**AVAILABLE RECORDS:**
══════
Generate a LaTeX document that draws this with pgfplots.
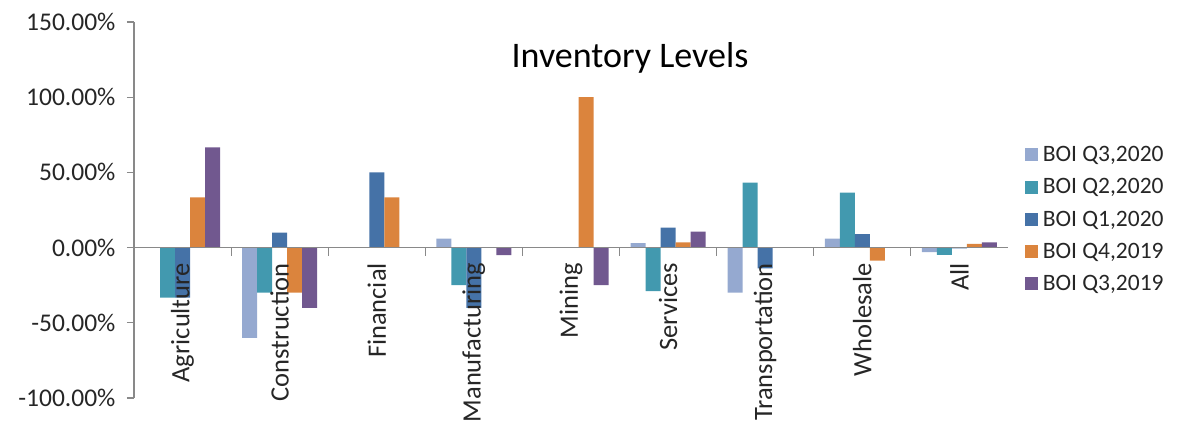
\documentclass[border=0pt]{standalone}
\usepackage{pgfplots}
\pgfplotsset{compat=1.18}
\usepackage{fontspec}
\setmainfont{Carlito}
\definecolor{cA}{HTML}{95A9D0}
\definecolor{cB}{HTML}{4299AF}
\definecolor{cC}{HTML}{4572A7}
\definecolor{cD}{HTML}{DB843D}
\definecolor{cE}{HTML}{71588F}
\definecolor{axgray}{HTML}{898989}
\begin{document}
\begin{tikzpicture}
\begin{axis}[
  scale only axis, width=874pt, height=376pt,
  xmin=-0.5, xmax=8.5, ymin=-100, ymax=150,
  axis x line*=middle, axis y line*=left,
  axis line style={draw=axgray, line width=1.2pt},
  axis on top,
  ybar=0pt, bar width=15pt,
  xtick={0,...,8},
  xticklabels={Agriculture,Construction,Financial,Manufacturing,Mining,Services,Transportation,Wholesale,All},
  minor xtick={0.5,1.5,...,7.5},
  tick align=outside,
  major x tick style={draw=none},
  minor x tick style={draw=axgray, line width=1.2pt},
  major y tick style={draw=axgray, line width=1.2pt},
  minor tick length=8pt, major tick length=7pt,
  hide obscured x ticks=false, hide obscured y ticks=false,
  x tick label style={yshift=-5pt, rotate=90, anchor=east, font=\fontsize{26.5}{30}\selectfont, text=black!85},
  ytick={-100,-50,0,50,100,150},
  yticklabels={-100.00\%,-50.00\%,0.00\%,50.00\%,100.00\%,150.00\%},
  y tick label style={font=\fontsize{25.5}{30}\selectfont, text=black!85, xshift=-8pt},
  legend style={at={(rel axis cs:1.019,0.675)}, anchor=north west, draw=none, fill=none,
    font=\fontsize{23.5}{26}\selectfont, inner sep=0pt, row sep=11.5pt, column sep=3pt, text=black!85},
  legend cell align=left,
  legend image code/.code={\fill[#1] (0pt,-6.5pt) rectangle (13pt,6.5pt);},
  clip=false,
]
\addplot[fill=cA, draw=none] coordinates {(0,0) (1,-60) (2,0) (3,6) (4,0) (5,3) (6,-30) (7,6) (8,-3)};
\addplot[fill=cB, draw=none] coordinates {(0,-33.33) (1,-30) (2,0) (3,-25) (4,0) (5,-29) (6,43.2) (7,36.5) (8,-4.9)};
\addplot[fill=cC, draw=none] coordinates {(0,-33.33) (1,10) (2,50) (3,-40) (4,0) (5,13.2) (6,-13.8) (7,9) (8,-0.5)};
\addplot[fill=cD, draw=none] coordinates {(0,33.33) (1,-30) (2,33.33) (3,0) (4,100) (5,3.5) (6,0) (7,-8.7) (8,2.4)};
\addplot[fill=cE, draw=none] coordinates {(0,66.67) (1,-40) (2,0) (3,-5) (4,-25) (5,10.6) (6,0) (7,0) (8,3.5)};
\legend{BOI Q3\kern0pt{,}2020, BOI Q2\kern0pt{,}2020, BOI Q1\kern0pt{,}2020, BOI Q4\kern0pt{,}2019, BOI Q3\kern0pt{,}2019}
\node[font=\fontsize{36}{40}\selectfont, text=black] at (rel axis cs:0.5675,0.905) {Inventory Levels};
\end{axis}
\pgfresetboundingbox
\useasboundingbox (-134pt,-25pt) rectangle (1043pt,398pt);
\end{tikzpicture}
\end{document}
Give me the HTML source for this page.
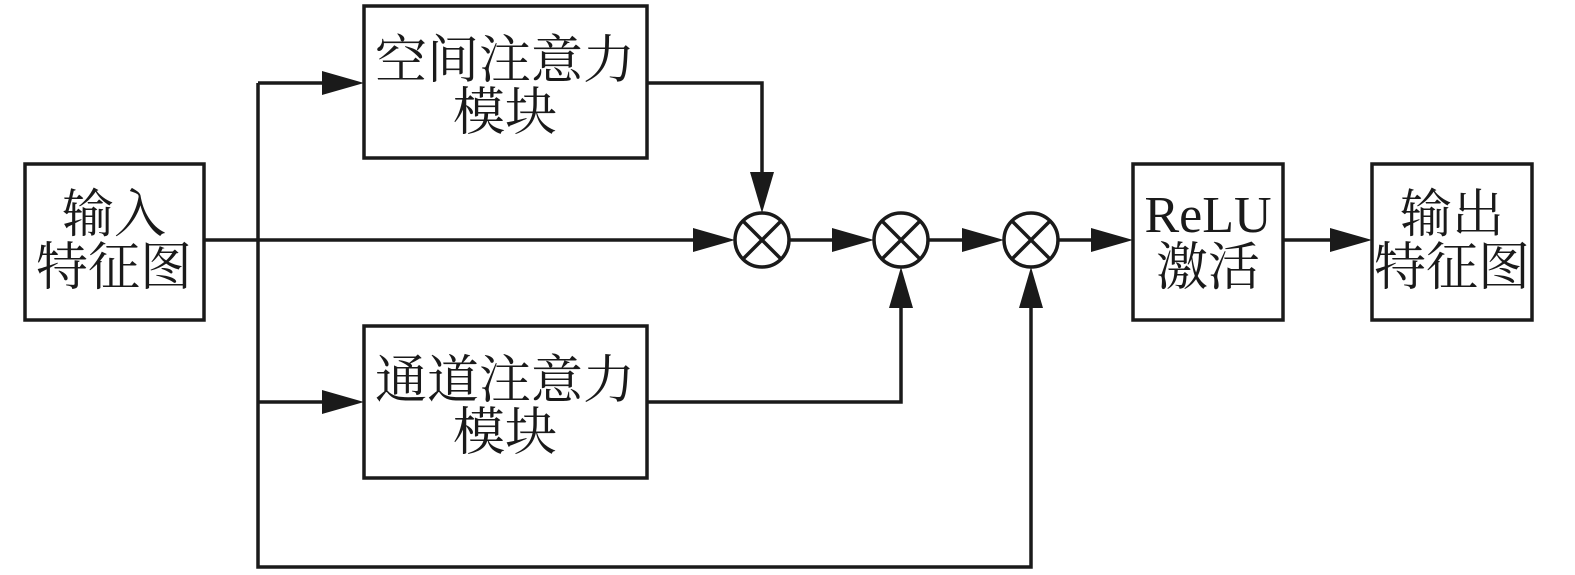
══════
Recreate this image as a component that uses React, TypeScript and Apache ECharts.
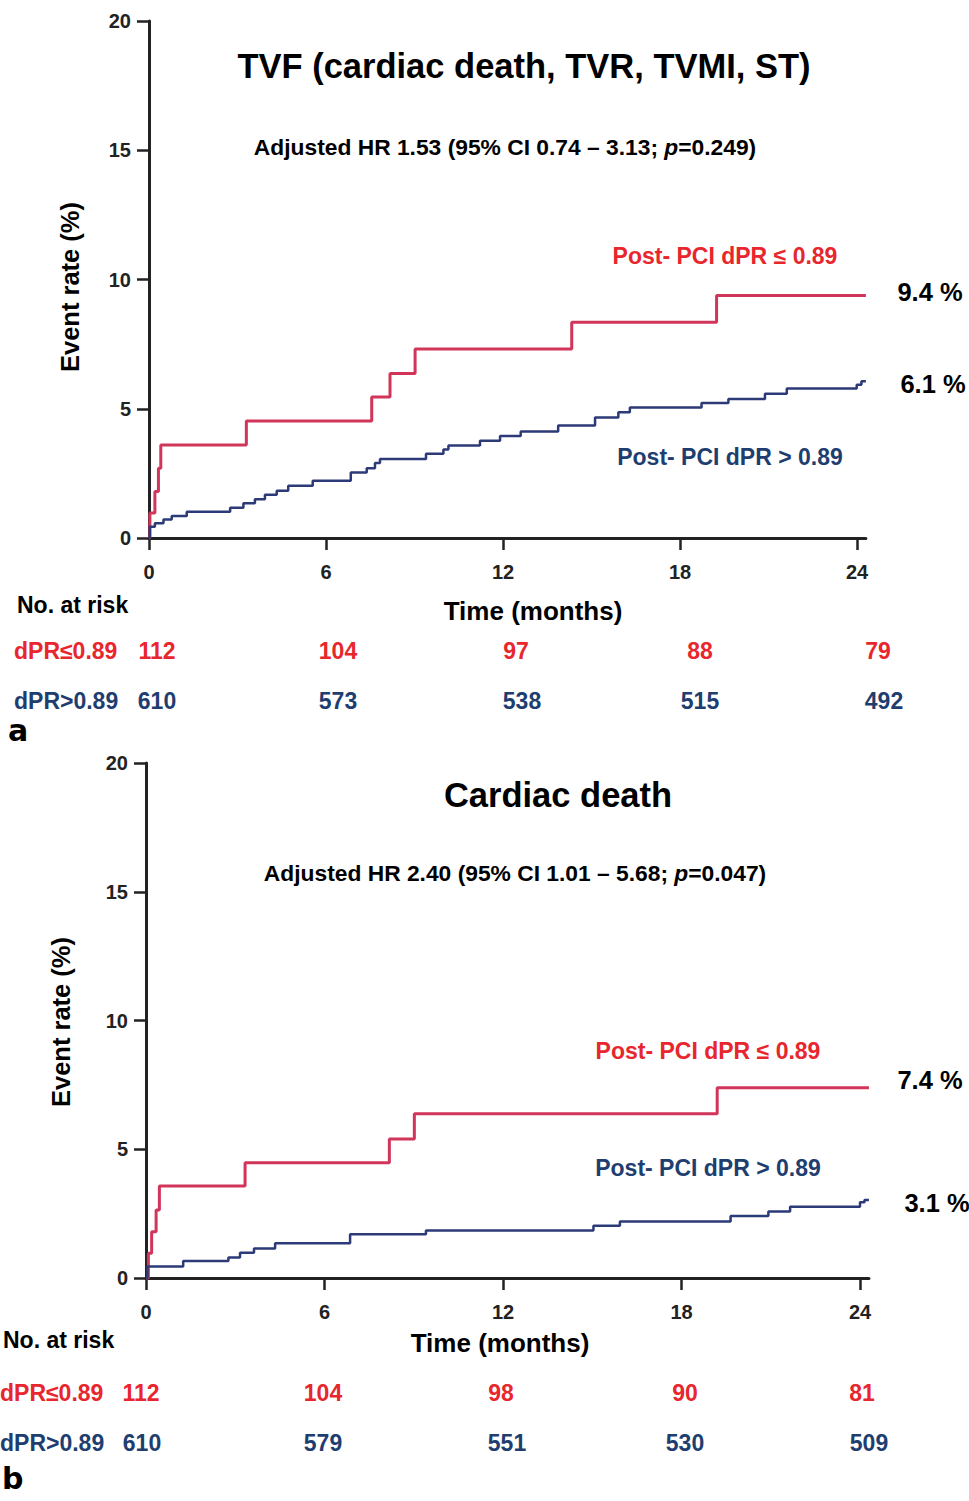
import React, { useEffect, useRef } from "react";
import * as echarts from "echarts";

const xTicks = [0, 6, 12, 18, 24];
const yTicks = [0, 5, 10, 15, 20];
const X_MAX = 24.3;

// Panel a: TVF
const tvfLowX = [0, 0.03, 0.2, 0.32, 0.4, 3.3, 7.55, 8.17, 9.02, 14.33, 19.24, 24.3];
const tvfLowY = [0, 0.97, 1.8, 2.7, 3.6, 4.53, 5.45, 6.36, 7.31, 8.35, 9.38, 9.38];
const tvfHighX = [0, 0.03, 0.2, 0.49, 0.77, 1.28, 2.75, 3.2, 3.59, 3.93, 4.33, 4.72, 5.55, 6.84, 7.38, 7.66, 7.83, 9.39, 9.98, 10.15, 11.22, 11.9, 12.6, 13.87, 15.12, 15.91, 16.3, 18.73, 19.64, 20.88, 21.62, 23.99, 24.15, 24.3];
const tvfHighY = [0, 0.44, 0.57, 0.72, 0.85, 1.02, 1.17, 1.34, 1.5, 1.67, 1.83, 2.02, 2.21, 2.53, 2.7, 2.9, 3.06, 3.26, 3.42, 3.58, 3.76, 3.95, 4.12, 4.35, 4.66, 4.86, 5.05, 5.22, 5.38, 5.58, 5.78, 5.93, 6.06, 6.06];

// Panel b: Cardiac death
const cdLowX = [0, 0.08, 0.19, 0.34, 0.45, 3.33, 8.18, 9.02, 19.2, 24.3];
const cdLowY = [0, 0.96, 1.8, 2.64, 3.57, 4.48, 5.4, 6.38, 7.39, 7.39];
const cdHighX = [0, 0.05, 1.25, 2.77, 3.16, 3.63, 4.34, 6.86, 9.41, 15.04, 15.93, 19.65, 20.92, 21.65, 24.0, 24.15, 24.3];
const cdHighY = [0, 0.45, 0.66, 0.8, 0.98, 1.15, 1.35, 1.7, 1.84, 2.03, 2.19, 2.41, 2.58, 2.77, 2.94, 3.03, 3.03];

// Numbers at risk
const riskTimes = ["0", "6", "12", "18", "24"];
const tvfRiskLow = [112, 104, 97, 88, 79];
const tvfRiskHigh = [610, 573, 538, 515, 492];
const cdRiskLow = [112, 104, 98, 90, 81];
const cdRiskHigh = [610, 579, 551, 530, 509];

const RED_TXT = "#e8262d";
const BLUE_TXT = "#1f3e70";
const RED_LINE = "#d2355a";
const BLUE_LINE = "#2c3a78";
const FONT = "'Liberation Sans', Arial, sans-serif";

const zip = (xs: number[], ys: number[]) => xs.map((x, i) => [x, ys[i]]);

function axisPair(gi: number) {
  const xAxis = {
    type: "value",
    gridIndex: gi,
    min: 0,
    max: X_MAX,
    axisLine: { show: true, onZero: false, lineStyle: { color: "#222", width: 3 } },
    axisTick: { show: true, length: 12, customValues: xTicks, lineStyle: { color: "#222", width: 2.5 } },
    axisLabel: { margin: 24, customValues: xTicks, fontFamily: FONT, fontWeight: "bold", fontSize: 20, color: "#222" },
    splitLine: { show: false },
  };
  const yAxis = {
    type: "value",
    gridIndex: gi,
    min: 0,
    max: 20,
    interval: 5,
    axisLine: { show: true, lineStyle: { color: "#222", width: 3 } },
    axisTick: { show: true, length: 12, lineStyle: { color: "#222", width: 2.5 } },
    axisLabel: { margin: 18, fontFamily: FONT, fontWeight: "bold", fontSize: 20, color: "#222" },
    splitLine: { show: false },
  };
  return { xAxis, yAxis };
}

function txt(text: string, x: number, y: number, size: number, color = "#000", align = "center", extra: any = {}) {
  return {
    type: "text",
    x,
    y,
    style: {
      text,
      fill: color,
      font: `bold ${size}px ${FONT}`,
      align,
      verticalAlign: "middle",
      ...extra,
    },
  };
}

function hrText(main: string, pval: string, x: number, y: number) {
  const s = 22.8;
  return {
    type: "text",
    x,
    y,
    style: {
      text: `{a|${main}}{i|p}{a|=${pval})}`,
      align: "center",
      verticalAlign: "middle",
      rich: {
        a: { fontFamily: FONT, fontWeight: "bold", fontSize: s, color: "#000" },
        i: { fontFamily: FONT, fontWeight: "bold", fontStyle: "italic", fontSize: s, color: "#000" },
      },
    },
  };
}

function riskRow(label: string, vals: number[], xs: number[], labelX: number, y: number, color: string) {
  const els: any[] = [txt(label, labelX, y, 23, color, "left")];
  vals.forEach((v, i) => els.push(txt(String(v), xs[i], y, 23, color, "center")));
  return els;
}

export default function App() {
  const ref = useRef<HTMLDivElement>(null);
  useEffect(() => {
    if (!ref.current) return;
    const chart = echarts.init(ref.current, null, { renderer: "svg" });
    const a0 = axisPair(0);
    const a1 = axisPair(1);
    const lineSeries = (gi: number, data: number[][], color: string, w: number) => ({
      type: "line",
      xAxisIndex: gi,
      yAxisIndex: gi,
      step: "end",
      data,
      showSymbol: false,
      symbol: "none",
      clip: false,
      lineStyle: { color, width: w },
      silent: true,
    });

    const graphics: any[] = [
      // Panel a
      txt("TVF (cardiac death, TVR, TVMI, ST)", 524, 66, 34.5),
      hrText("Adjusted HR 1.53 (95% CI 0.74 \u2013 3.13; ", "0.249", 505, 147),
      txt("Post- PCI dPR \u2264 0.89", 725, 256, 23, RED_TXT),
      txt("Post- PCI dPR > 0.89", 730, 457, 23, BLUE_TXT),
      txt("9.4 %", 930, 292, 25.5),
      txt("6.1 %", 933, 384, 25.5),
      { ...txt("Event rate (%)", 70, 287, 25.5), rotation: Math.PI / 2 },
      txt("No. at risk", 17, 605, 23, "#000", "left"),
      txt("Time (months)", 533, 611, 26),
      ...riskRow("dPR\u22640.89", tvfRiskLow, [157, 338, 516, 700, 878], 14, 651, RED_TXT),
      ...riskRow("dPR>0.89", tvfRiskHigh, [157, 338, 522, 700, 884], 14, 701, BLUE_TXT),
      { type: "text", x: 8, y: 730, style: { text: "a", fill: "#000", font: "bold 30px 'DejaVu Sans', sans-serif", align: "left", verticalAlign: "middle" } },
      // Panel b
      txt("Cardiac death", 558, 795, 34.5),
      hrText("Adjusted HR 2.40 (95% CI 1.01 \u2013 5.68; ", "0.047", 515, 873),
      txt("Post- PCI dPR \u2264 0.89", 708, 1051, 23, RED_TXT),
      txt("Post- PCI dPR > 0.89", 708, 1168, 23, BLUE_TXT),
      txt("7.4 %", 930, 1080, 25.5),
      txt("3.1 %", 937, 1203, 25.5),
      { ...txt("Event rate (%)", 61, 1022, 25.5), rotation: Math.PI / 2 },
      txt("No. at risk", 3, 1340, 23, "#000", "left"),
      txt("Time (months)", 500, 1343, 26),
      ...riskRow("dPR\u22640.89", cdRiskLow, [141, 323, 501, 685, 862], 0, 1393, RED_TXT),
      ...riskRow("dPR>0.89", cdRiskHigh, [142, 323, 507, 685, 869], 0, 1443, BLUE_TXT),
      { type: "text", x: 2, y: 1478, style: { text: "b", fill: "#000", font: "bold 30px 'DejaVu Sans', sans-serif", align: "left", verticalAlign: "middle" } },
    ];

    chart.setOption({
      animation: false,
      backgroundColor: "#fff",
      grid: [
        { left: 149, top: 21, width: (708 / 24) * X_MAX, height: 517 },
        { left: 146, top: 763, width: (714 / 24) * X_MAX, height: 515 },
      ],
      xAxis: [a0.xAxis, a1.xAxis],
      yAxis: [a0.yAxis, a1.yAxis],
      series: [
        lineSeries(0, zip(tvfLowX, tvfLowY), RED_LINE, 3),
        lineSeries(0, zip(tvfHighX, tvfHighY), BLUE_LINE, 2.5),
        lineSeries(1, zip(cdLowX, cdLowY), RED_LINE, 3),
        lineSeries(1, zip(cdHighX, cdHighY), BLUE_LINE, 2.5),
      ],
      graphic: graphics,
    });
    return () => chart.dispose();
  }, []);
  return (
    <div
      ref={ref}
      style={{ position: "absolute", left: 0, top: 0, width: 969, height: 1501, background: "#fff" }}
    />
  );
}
══════
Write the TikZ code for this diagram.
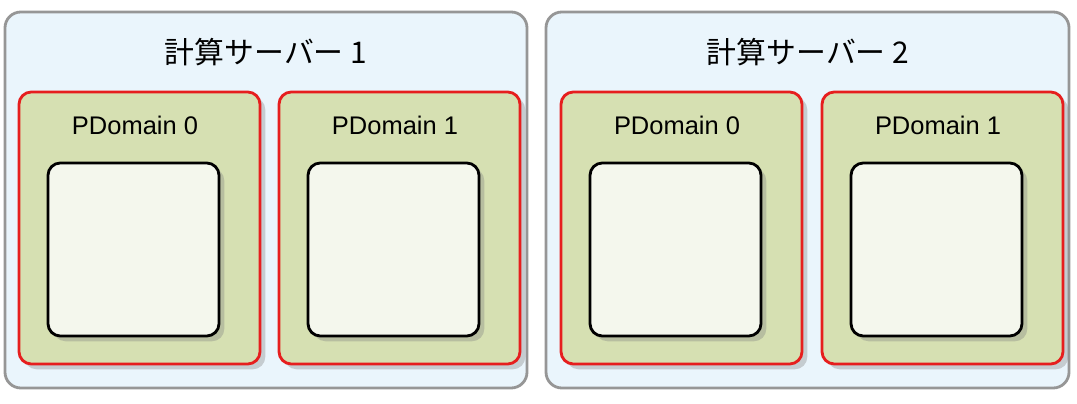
══════
**EXERCISE REQUIREMENTS:** Check every line of the listing for the string "that" and report how many lines have it, as a number alone.

**FINAL ANSWER:** 2